Great Things Come at a Price
In 1825 the Erie Canal opened a 363-mile passage across the State of New York. This waterway connected western frontier with the industrial eastern seaboard through terrain previously thought to be impassible – across the Adirondack, Catskill, and Allegheny Mountains. The Erie Canal was an instant success. It cut overland transport costs by 95%. Towns sprang up all along the canal, commerce boomed, and New York City grew into America’s number one seaport. Yet the Erie Canal came at a hefty price – not just in money (over $7 million in 1825 dollars – $130 million in today’s dollars), but in human lives. More than 1,000 persons died in the canal’s construction!
Forty years later Ferdinand de Lesseps, a French diplomat, oversaw the completion of the 100-mile-long Suez Canal, which connected the Red Sea (and the Indian Ocean) to the Mediterranean Sea. This new waterway shortened the journey from Europe to the East by 10,000 miles and greatly expanded global commerce.
But this stupendous canal proved very costly. It took $100 million ($2.5 billion in today’s money) and 2.4 million laborers and slaves (125,000 of whom died during the canal’s construction) to move 97 million cubic yards of earth to create this waterway.
When it opened in 1914, the Panama Canal connected two oceans and reduced the distance between New York and San Francisco from 14,000 miles to 6,000 miles. Its strategic and economic importance to the United States has been inestimable.
Yet it cost America $375 million ($8.3 billion in today’s currency) and nearly 6,000 lives (not to mention the 22,000 who died during France’s failed attempt to build the canal).
Great accomplishments require great sacrifice and cost. That is inescapable. It’s obviously true when it comes to building canals. It’s also true when building nations and securing their freedoms. The cost of securing our Nation’s freedoms and way of life is also very high. But are we in danger craving these freedoms and security without cost? Unwilling to pay the price for freedom ourselves, we don’t even want our consciences pricked by the vicarious suffering of others, others who are braver and more willing to fight our Nation’s enemies. We long for a society in which everyone is like the proverbial “boy in the plastic bubble,” insulated against the pain of sacrifice. Are we so disturbed over the price of freedom that we entertain resignation to slavery?
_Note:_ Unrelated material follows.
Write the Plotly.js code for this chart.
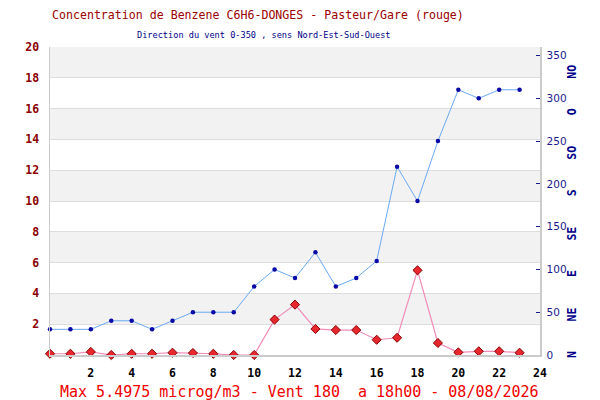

In his book, The Gulag Archipelago, Alexander Solzhenitsyn decried the sheep-like submission of the Russian people to a handful of Soviet thugs. If Russia had only done something, Solzhenitsyn wrote, to show their disgust at the oppression, it might not have happened. “We didn’t love freedom enough. And even more – we had no awareness of the real situation. We spent ourselves in one unrestrained outburst in 1917, and then we hurried to submit. We submitted with pleasure! …We purely and simply deserved everything that happened afterward.” What happened afterward were the enslavement of a nation and the murder of between 28 – 40 million people. Is freedom too costly to us that we’d rather submit to the demands of our enemies? Radio news commentator, Elmer Davis once said, “America will remain the land of the free only so long as it is the home of the brave.”
PRAYER: Dear God, Ruler of heaven and earth, bless our Nation and embolden the hearts of its people to wage war against oppression and evil. Turn the hearts of Americans everywhere to You in faith and repentance and to each other in love and reconciliation. Raise up godly men and women to fill the ranks of leadership in our government that they may guide America into the path of righteousness and peace. Heal America of its moral and spiritual sickness. For righteousness exalts a nation. But sin is a reproach to any people. Amen.